Rodeo was founded in 2017 by Joseph Ready, Sanford Markowitz and Stanton Gerson and Accelerator Life Science Partners (ALSP). Since it was founded, the company was exclusively managed by ALSP.
Its initial focus was on inflammatory bowel disease and the promotion of blood cell reconstitution after bone marrow transplant. The company’s pipeline targets prostaglandin, a family of signaling molecules associated with tissue repair and regeneration. Their lead product blocks 15-prostaglandin dehydrogenase (15-PDGH), an enzyme that breaks down prostaglandin. In preclinical studies the drug appears to protect against colitis and idiopathic pulmonary fibrosis, a rare and fatal disease that involves scarring of the lungs. It also seems to promote liver degeneration.

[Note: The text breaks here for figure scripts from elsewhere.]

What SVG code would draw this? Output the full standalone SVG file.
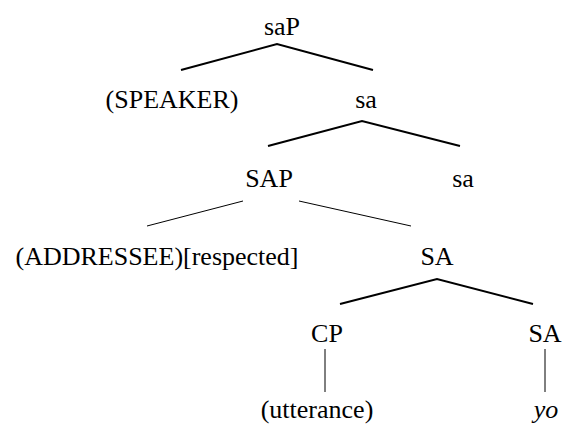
<svg xmlns="http://www.w3.org/2000/svg" width="565" height="425" viewBox="0 0 565 425">
<style>
text{font-family:"Liberation Serif","Times New Roman",serif;font-size:26px;fill:#000;text-anchor:middle}
.it{font-style:italic}
.thick{stroke:#000;stroke-width:2;fill:none}
.thin{stroke:#000;stroke-width:1;fill:none}
</style>
<rect width="565" height="425" fill="#fff"/>
<g id="connectors">
<path class="thick" d="M181,70 L277,44 L373,70"/>
<path class="thick" d="M268,146 L362,121 L460,146"/>
<line class="thin" x1="243" y1="201" x2="147" y2="226"/>
<line class="thin" x1="299" y1="201" x2="411" y2="226"/>
<path class="thick" d="M340,304 L437,279 L533,304"/>
<line class="thin" x1="325" y1="349" x2="325" y2="392"/>
<line class="thin" x1="545" y1="349" x2="545" y2="392"/>
</g>
<g id="saP"><text x="282" y="35">saP</text></g>
<g id="speaker"><text x="172" y="108">(SPEAKER)</text></g>
<g id="sa1"><text x="366" y="108">sa</text></g>
<g id="SAP"><text x="269" y="187">SAP</text></g>
<g id="sa2"><text x="463" y="187">sa</text></g>
<g id="addressee"><text x="157" y="265">(ADDRESSEE)[respected]</text></g>
<g id="SA1"><text x="437" y="265">SA</text></g>
<g id="CP"><text x="327" y="342">CP</text></g>
<g id="SA2"><text x="545" y="342">SA</text></g>
<g id="utterance"><text x="317" y="418">(utterance)</text></g>
<g id="yo"><text class="it" x="546" y="418">yo</text></g>
</svg>
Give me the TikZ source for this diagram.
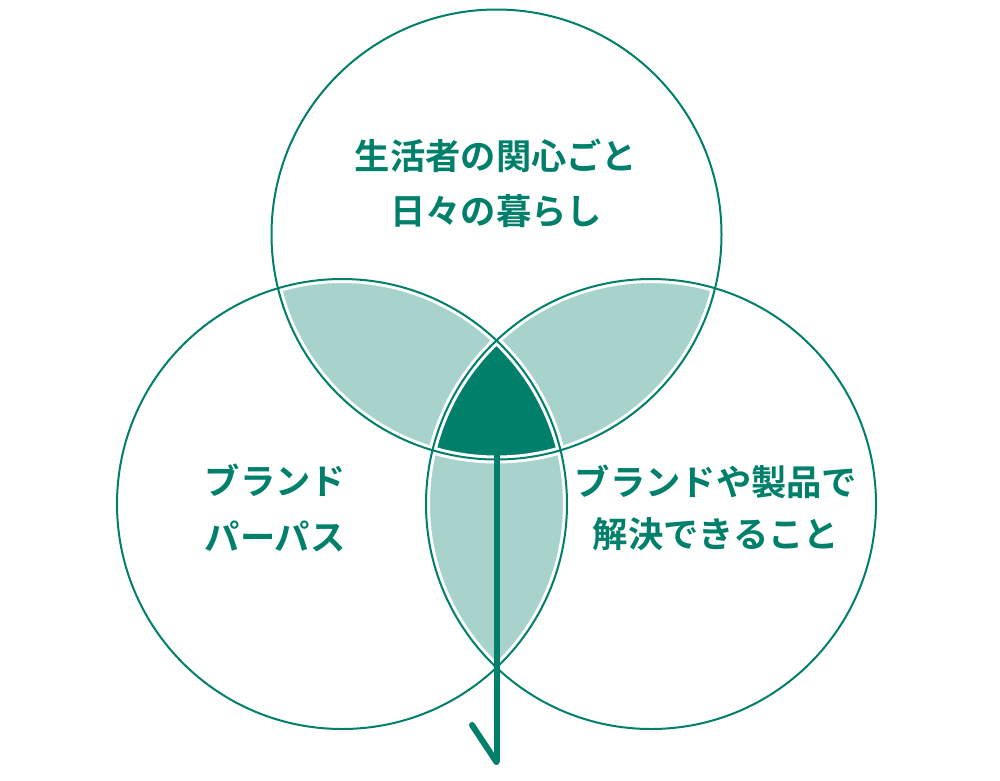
\documentclass[tikz,border=0pt]{standalone}
\usepackage{fontspec}
\newfontfamily\cjk{Noto Sans CJK JP}[BoldFont={Noto Sans CJK JP Bold}]
\definecolor{dg}{HTML}{00806B}
\definecolor{lg}{HTML}{A8D3CD}
\begin{document}
\begin{tikzpicture}[x=1pt,y=-1pt,
  lbl/.style={inner sep=0pt,text=dg,font=\cjk\bfseries\fontsize{35.3}{40}\selectfont},
  halo/.style={draw=white,line width=8pt},
  ring/.style={draw=dg,line width=2pt},
  stem/.style={draw=dg,line width=6pt,line cap=round,line join=round}]
\useasboundingbox (0,0) rectangle (1000,780);
\coordinate (T) at (496.5,234.5);
\coordinate (L) at (342,504);
\coordinate (R) at (651,504);
\def\rr{225}
% pairwise overlaps
\begin{scope}
  \clip (T) circle[radius=\rr];
  \fill[lg] (L) circle[radius=\rr];
  \fill[lg] (R) circle[radius=\rr];
\end{scope}
\begin{scope}
  \clip (L) circle[radius=\rr];
  \fill[lg] (R) circle[radius=\rr];
\end{scope}
% triple overlap
\begin{scope}
  \clip (T) circle[radius=\rr];
  \clip (L) circle[radius=\rr];
  \fill[dg] (R) circle[radius=\rr];
\end{scope}
% outlines
\path[halo] (T) circle[radius=\rr];
\path[halo] (L) circle[radius=\rr];
\path[halo] (R) circle[radius=\rr];
\path[ring] (T) circle[radius=\rr];
\path[ring] (L) circle[radius=\rr];
\path[ring] (R) circle[radius=\rr];
% stem with tick
\coordinate (s0) at (496.5,455);
\coordinate (s1) at (496.5,762);
\coordinate (s2) at (472,725);
\draw[stem,line cap=butt] (s0) -- (s1);
\draw[stem] (s2) -- (s1);
% labels
\node[lbl] (t1) at (496,156) {生活者の関心ごと};
\node[lbl] (t2) at (496,211) {日々の暮らし};
\node[lbl,anchor=west] (l1) at (204.5,480) {ブランド};
\node[lbl,anchor=west] (l2) at (204.5,536) {パーパス};
\node[lbl] (r1) at (716,482) {ブランドや製品で};
\node[lbl] (r2) at (716,534) {解決できること};
\end{tikzpicture}
\end{document}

“The enzyme 15-PGDH plays a key role in many disease-relevant processes such as stem cell self-renewal and epithelial barrier repair,” said Raymond Deshais, senior vice president of Global Research at Amgen. “Given the encouraging preclinical data to date, we are excited about the opportunity to develop a novel therapy with potential in a range of important inflammatory disease indications.”
Rodeo announced on August 31, 2020, that it has picked RTX-1688 as its lead development candidate, for inflammatory bowel disease. The drug had demonstrated significant monotherapy efficacy in an injury-induced inflammatory bowel disease model, as well as favorable in vitro and in vivo characteristics. They planned to investigate it alone and in combination with existing anti-inflammatory drugs.

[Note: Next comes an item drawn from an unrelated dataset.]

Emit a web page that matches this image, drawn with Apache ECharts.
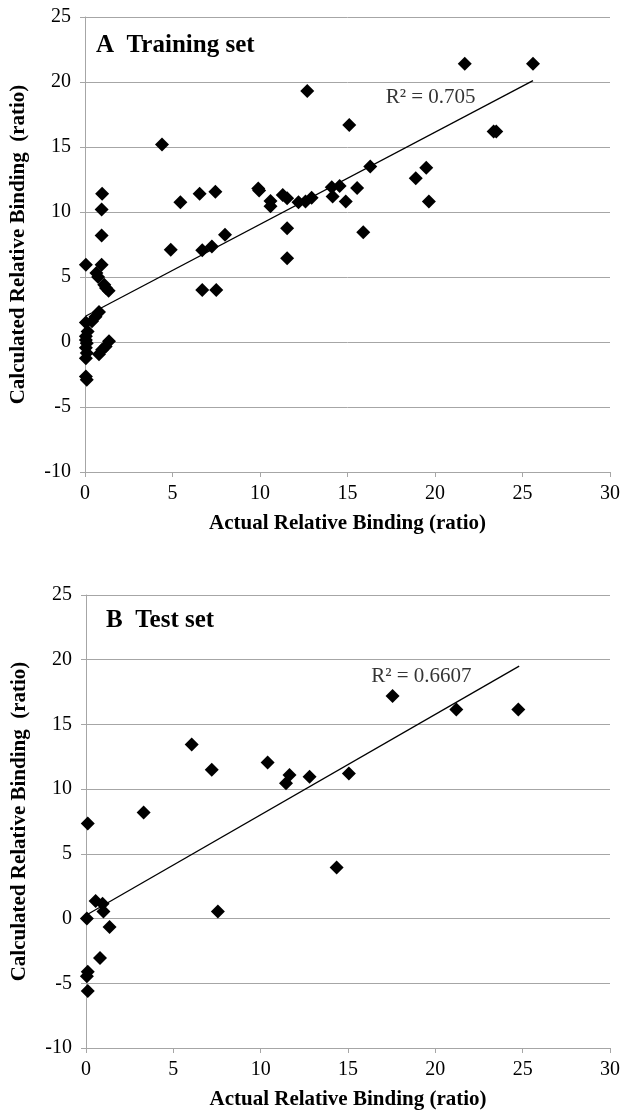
<!DOCTYPE html>
<html>
<head>
<meta charset="utf-8">
<script src="https://cdn.jsdelivr.net/npm/echarts@6/dist/echarts.min.js"></script>
<style>
html, body { margin: 0; padding: 0; background: #fff; }
#chart { width: 623px; height: 1114px; }
</style>
</head>
<body>
<div id="chart"></div>
<script>
// training set: [actual, calculated]
var trainPoints = [
    [0.05, 5.95], [0.95, 5.95], [0.65, 5.3], [0.75, 5.0], [1.1, 4.4], [1.2, 4.15], [1.35, 3.95],
    [0.8, 2.3], [0.6, 1.95], [0.4, 1.6], [0.05, 1.5], [0.15, 0.8], [0.05, 0.45], [0.05, 0.15],
    [0.1, -0.1], [0.05, -0.45], [0.1, -0.85], [0.05, -1.25], [0.05, -2.65], [0.1, -2.9],
    [1.37, 0.05], [1.18, -0.35], [0.98, -0.6], [0.8, -0.95],
    [0.98, 11.4], [0.95, 10.2], [0.95, 8.2],
    [4.4, 15.2], [4.9, 7.1], [5.45, 10.75], [6.55, 11.4], [6.7, 7.05], [6.7, 4.0], [7.25, 7.35],
    [7.45, 11.55], [7.5, 4.0], [8.0, 8.25],
    [9.9, 11.8], [9.95, 11.65], [10.6, 10.85], [10.6, 10.45], [11.3, 11.3], [11.55, 11.05],
    [11.55, 8.75], [11.55, 6.45], [12.2, 10.75], [12.6, 10.8], [12.7, 19.3], [12.95, 11.1],
    [14.1, 11.9], [14.15, 11.2], [14.55, 12.0], [14.9, 10.8], [15.1, 16.7], [15.55, 11.85],
    [15.9, 8.45], [16.3, 13.5], [18.9, 12.6], [19.5, 13.4], [19.65, 10.8], [21.7, 21.4],
    [23.35, 16.2], [23.5, 16.2], [25.6, 21.4]
];
// test set
var testPoints = [
    [0.1, 7.35], [3.3, 8.2], [6.05, 13.45], [7.2, 11.5], [10.4, 12.05], [11.45, 10.45],
    [11.65, 11.1], [12.8, 10.95], [15.05, 11.2], [17.55, 17.2], [21.2, 16.15], [24.75, 16.15],
    [14.35, 3.95], [7.55, 0.55], [0.55, 1.35], [0.95, 1.15], [1.0, 0.55], [0.05, 0.0],
    [1.35, -0.65], [0.8, -3.05], [0.1, -4.1], [0.05, -4.45], [0.1, -5.6]
];
// linear trend lines, drawn between two end points
var trainTrend = [[0.05, 2.0], [25.6, 20.1]];
var testTrend = [[0.05, 0.3], [24.8, 19.5]];
// R² annotations, centred at these data coordinates
var trainR2 = { text: 'R² = 0.705', at: [19.75, 18.8] };
var testR2 = { text: 'R² = 0.6607', at: [19.2, 18.7] };

var xRange = [0, 30, 5];
var yRange = [-10, 25, 5];
var panelTitles = ['A  Training set', 'B  Test set'];
var xName = 'Actual Relative Binding (ratio)';
var yName = 'Calculated Relative Binding  (ratio)';

var FONT = 'Liberation Serif';
var GREY = '#a6a6a6';

function makeXAxis(idx) {
    return {
        type: 'value',
        gridIndex: idx,
        min: xRange[0], max: xRange[1], interval: xRange[2],
        name: xName,
        nameLocation: 'middle',
        nameGap: 41,
        nameTextStyle: { fontFamily: FONT, fontSize: 21, fontWeight: 'bold', color: '#000' },
        axisLine: { onZero: false, lineStyle: { color: GREY, width: 1 } },
        axisTick: { show: true, length: 5, lineStyle: { color: GREY } },
        axisLabel: { fontFamily: FONT, fontSize: 20, color: '#000', margin: 12 },
        splitLine: { show: false }
    };
}
function makeYAxis(idx) {
    return {
        type: 'value',
        gridIndex: idx,
        min: yRange[0], max: yRange[1], interval: yRange[2],
        name: yName,
        nameLocation: 'middle',
        nameGap: 56,
        nameTextStyle: { fontFamily: FONT, fontSize: 21, fontWeight: 'bold', color: '#000' },
        axisLine: { show: true, lineStyle: { color: GREY, width: 1 } },
        axisTick: { show: true, length: 5, lineStyle: { color: GREY } },
        axisLabel: { fontFamily: FONT, fontSize: 20, color: '#000', margin: 14 },
        splitLine: { show: true, lineStyle: { color: GREY, width: 1 } }
    };
}
function pointsSeries(idx, data) {
    return {
        type: 'scatter', xAxisIndex: idx, yAxisIndex: idx,
        symbol: 'diamond', symbolSize: 14,
        itemStyle: { color: '#000', opacity: 1 },
        data: data
    };
}
function trendSeries(idx, data) {
    return {
        type: 'line', xAxisIndex: idx, yAxisIndex: idx,
        symbol: 'none', silent: true,
        lineStyle: { color: '#000', width: 1.3 },
        data: data
    };
}
function labelSeries(idx, r2) {
    return {
        type: 'scatter', xAxisIndex: idx, yAxisIndex: idx,
        symbolSize: 1, silent: true,
        itemStyle: { color: 'rgba(0,0,0,0)' },
        label: {
            show: true, position: 'inside',
            formatter: r2.text,
            fontFamily: FONT, fontSize: 21, color: '#000'
        },
        data: [r2.at]
    };
}

var chart = echarts.init(document.getElementById('chart'));
chart.setOption({
    backgroundColor: '#fff',
    animation: false,
    title: [
        { text: panelTitles[0], left: 91, top: 28,
          textStyle: { fontFamily: FONT, fontSize: 25, fontWeight: 'bold', color: '#000' } },
        { text: panelTitles[1], left: 101, top: 603,
          textStyle: { fontFamily: FONT, fontSize: 25, fontWeight: 'bold', color: '#000' } }
    ],
    grid: [
        { left: 83, top: 17, width: 527, height: 455 },
        { left: 86, top: 595, width: 526, height: 453 }
    ],
    xAxis: [makeXAxis(0), makeXAxis(1)],
    yAxis: [makeYAxis(0), makeYAxis(1)],
    series: [
        trendSeries(0, trainTrend),
        pointsSeries(0, trainPoints),
        labelSeries(0, trainR2),
        trendSeries(1, testTrend),
        pointsSeries(1, testPoints),
        labelSeries(1, testR2)
    ]
});
</script>
</body>
</html>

Today’s deal follows a much bigger deal Amgen announced on March 4, buying Five Prime Therapeutics for $38 per share in cash for an equity value of about $1.9 billion. Five Prime is an oncology company, with its lead asset, bemarituzumab, a first-in-class, Phase III-ready anti-FGFR2b antibody. The drug had positive results in a Phase II trial in frontline advanced gastric or gastroesophageal junction (GEJ) cancer. Bemarituzumab targets FGFR2b, which is overexpressed in about 30% of non-HER2-positive gastric cancer, in addition to other solid tumors.
At the time, Robert A. Bradway, Amgen’s chairman and chief executive officer, said, “The acquisition of Five Prime offers a compelling opportunity for Amgen to strengthen our oncology portfolio with a promising late-stage, first-in-class global asset to treat gastric cancer. We look forward to welcoming the Five Prime team to Amgen and working with them to leverage our best-in-class monoclonal antibody manufacturing capabilities to supply additional clinical materials, as well as expanded production quantities, to realize the full potential of bemarituzumab for even more patients around the world as quickly as possible.”